Correlation defined as: \[ \rho = \frac{\mbox{Cov}(X,Y) }{ \sigma_X \sigma_Y} \]

This will ensure \(-1 \leq \rho \leq 1\).

Follows from Cauchy-Schwartz inequality, \[ E\big[ \big| (X-\mu_X)(Y-\mu_Y) \big| \big] \leq \sqrt{ E\big[(X-\mu_X)^2\big] \, E\big[(Y-\mu_Y)^2\big] } \]

Difference

##           [,1]      [,2]
## [1,] 1.1585022 0.7897293
## [2,] 0.7897293 1.1826087
##           [,1]      [,2]
## [1,] 1.0000000 0.6746978
## [2,] 0.6746978 1.0000000


Properties of Covariance

  • \(\mbox{Cov}(X,X) = \mbox{Var}(X)\)
  • \(\mbox{Cov}(X,Y)=\mbox{Cov}(Y,X)\)
  • If \(X,Y,S,T\) are all random variables, \[ \mbox{Cov}(X+Y,S+T) = \mbox{Cov}(X,S) + \mbox{Cov}(X,T) + \mbox{Cov}(Y,S) + \mbox{Cov}(Y,T) \]
  • If \(a\) is a constant, \(\mbox{Cov}(aX,Y) = a\mbox{Cov}(X,Y)\)
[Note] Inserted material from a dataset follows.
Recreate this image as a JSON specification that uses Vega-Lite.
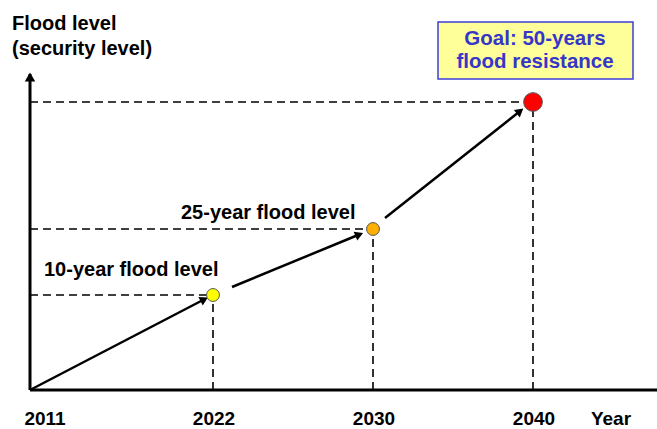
{
  "$schema": "https://vega.github.io/schema/vega-lite/v6.json",
  "width": 657,
  "height": 429,
  "autosize": "none",
  "padding": 0,
  "background": "white",
  "config": {"view": {"stroke": null}, "text": {"font": "Liberation Sans", "fontWeight": "bold"}},
  "datasets": {
    "points": [
      {"year": "2022", "pos": 213, "level": 95, "kind": "10-year"},
      {"year": "2030", "pos": 373, "level": 161, "kind": "25-year"},
      {"year": "2040", "pos": 533, "level": 288, "kind": "50-year"}
    ],
    "dashes": [
      {"x": 30, "x2": 213, "y": 95, "y2": 95},
      {"x": 30, "x2": 373, "y": 161, "y2": 161},
      {"x": 30, "x2": 533, "y": 288, "y2": 288},
      {"x": 213, "x2": 213, "y": 0, "y2": 95},
      {"x": 373, "x2": 373, "y": 0, "y2": 161},
      {"x": 533, "x2": 533, "y": 0, "y2": 288}
    ],
    "arrows": [
      {"x": 30, "y": 0, "x2": 203, "y2": 90, "angle": 62.5},
      {"x": 232, "y": 103, "x2": 358, "y2": 155, "angle": 67.6},
      {"x": 385, "y": 172, "x2": 519, "y2": 278, "angle": 51.5}
    ],
    "years": [
      {"label": "2011", "pos": 45, "level": -29},
      {"label": "2022", "pos": 214, "level": -29},
      {"label": "2030", "pos": 374, "level": -29},
      {"label": "2040", "pos": 534, "level": -29},
      {"label": "Year", "pos": 611, "level": -29}
    ],
    "titles": [
      {"label": "Flood level", "pos": 12, "level": 366},
      {"label": "(security level)", "pos": 12, "level": 341}
    ],
    "levelLabels": [
      {"label": "10-year flood level", "pos": 44, "level": 120},
      {"label": "25-year flood level", "pos": 181, "level": 177}
    ],
    "goal": [
      {"label": "Goal: 50-years", "pos": 535, "level": 351},
      {"label": "flood resistance", "pos": 535, "level": 328}
    ],
    "box": [{"x": 438, "x2": 633, "y": 311, "y2": 368}],
    "axes": [
      {"x": 30, "x2": 30, "y": 0, "y2": 316},
      {"x": 30, "x2": 657, "y": 0, "y2": 0}
    ],
    "axisHead": [{"x": 30, "y": 313}]
  },
  "layer": [
    {
      "data": {"name": "box"},
      "mark": {"type": "rect", "fill": "#ffff99", "stroke": "#3f3fd9", "strokeWidth": 1.5},
      "encoding": {
        "x": {"field": "x", "type": "quantitative", "scale": {"domain": [0, 657], "nice": false, "zero": false}, "axis": null},
        "x2": {"field": "x2"},
        "y": {"field": "y", "type": "quantitative", "scale": {"domain": [-39, 390], "nice": false, "zero": false}, "axis": null},
        "y2": {"field": "y2"}
      }
    },
    {
      "data": {"name": "dashes"},
      "mark": {"type": "rule", "strokeDash": [8, 5], "strokeWidth": 1.6, "color": "black"},
      "encoding": {
        "x": {"field": "x", "type": "quantitative"},
        "x2": {"field": "x2"},
        "y": {"field": "y", "type": "quantitative"},
        "y2": {"field": "y2"}
      }
    },
    {
      "data": {"name": "axes"},
      "mark": {"type": "rule", "strokeWidth": 3, "color": "black"},
      "encoding": {
        "x": {"field": "x", "type": "quantitative"},
        "x2": {"field": "x2"},
        "y": {"field": "y", "type": "quantitative"},
        "y2": {"field": "y2"}
      }
    },
    {
      "data": {"name": "axisHead"},
      "mark": {"type": "point", "shape": "triangle-up", "filled": true, "color": "black", "size": 110, "opacity": 1},
      "encoding": {
        "x": {"field": "x", "type": "quantitative"},
        "y": {"field": "y", "type": "quantitative"}
      }
    },
    {
      "data": {"name": "arrows"},
      "mark": {"type": "rule", "strokeWidth": 2.5, "color": "black"},
      "encoding": {
        "x": {"field": "x", "type": "quantitative"},
        "x2": {"field": "x2"},
        "y": {"field": "y", "type": "quantitative"},
        "y2": {"field": "y2"}
      }
    },
    {
      "data": {"name": "arrows"},
      "mark": {"type": "point", "shape": "triangle", "filled": true, "color": "black", "size": 90, "opacity": 1},
      "encoding": {
        "x": {"field": "x2", "type": "quantitative"},
        "y": {"field": "y2", "type": "quantitative"},
        "angle": {"field": "angle", "type": "quantitative", "scale": {"domain": [0, 360], "range": [0, 360]}}
      }
    },
    {
      "data": {"name": "points"},
      "transform": [{"filter": "datum.kind !== '50-year'"}],
      "mark": {"type": "point", "filled": true, "stroke": "#555555", "strokeWidth": 1, "opacity": 1, "size": 165},
      "encoding": {
        "x": {"field": "pos", "type": "quantitative"},
        "y": {"field": "level", "type": "quantitative"},
        "fill": {"field": "kind", "type": "nominal", "scale": {"domain": ["10-year", "25-year", "50-year"], "range": ["#ffff00", "#ffb000", "#ff0000"]}, "legend": null}
      }
    },
    {
      "data": {"name": "points"},
      "transform": [{"filter": "datum.kind === '50-year'"}],
      "mark": {"type": "point", "filled": true, "stroke": "#555555", "strokeWidth": 1, "opacity": 1, "size": 350},
      "encoding": {
        "x": {"field": "pos", "type": "quantitative"},
        "y": {"field": "level", "type": "quantitative"},
        "fill": {"field": "kind", "type": "nominal", "legend": null}
      }
    },
    {
      "data": {"name": "years"},
      "mark": {"type": "text", "fontSize": 19, "align": "center", "baseline": "middle", "color": "black"},
      "encoding": {
        "x": {"field": "pos", "type": "quantitative"},
        "y": {"field": "level", "type": "quantitative"},
        "text": {"field": "label"}
      }
    },
    {
      "data": {"name": "titles"},
      "mark": {"type": "text", "fontSize": 20, "align": "left", "baseline": "middle", "color": "black"},
      "encoding": {
        "x": {"field": "pos", "type": "quantitative"},
        "y": {"field": "level", "type": "quantitative"},
        "text": {"field": "label"}
      }
    },
    {
      "data": {"name": "levelLabels"},
      "mark": {"type": "text", "fontSize": 20, "align": "left", "baseline": "middle", "color": "black"},
      "encoding": {
        "x": {"field": "pos", "type": "quantitative"},
        "y": {"field": "level", "type": "quantitative"},
        "text": {"field": "label"}
      }
    },
    {
      "data": {"name": "goal"},
      "mark": {"type": "text", "fontSize": 20.5, "align": "center", "baseline": "middle", "color": "#3636c8"},
      "encoding": {
        "x": {"field": "pos", "type": "quantitative"},
        "y": {"field": "level", "type": "quantitative"},
        "text": {"field": "label"}
      }
    }
  ]
}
  • \(\mbox{Cov}(a,Y) = 0\)

  • Example: \(Var(X+Y)\)

Properties of Correlation

  • \(\rho\) is unitless.
  • \(\rho\) is invariant under linear transformation. \[ \mbox{Corr}(aX+b,Y) = \frac{ \mbox{Cov}(aX+b,Y) }{ \sigma_{aX+b} \, \sigma_Y} = \frac{ a \mbox{Cov}(X,Y) }{ a \, \sigma_{X} \, \sigma_Y} = \mbox{Corr}(X,Y) \]
  • No correlation does not mean independence.

2. White Noise and iid Normal


IID Normal

\[ \epsilon_i ~ N(0,\sigma) \] It means that each observation is independent of one another. Independence gurantees no correlation (theoretically).
Each observation is from the normal distribution.
Same as random sample from normal distribution.

White Noize

\[ \epsilon_i ~ WN(0,\sigma) \] It means that the series is Uncorrelated. This is weaker assumption than independence, because no correlation does not imply independence.
Also, it says nothing about the distribution.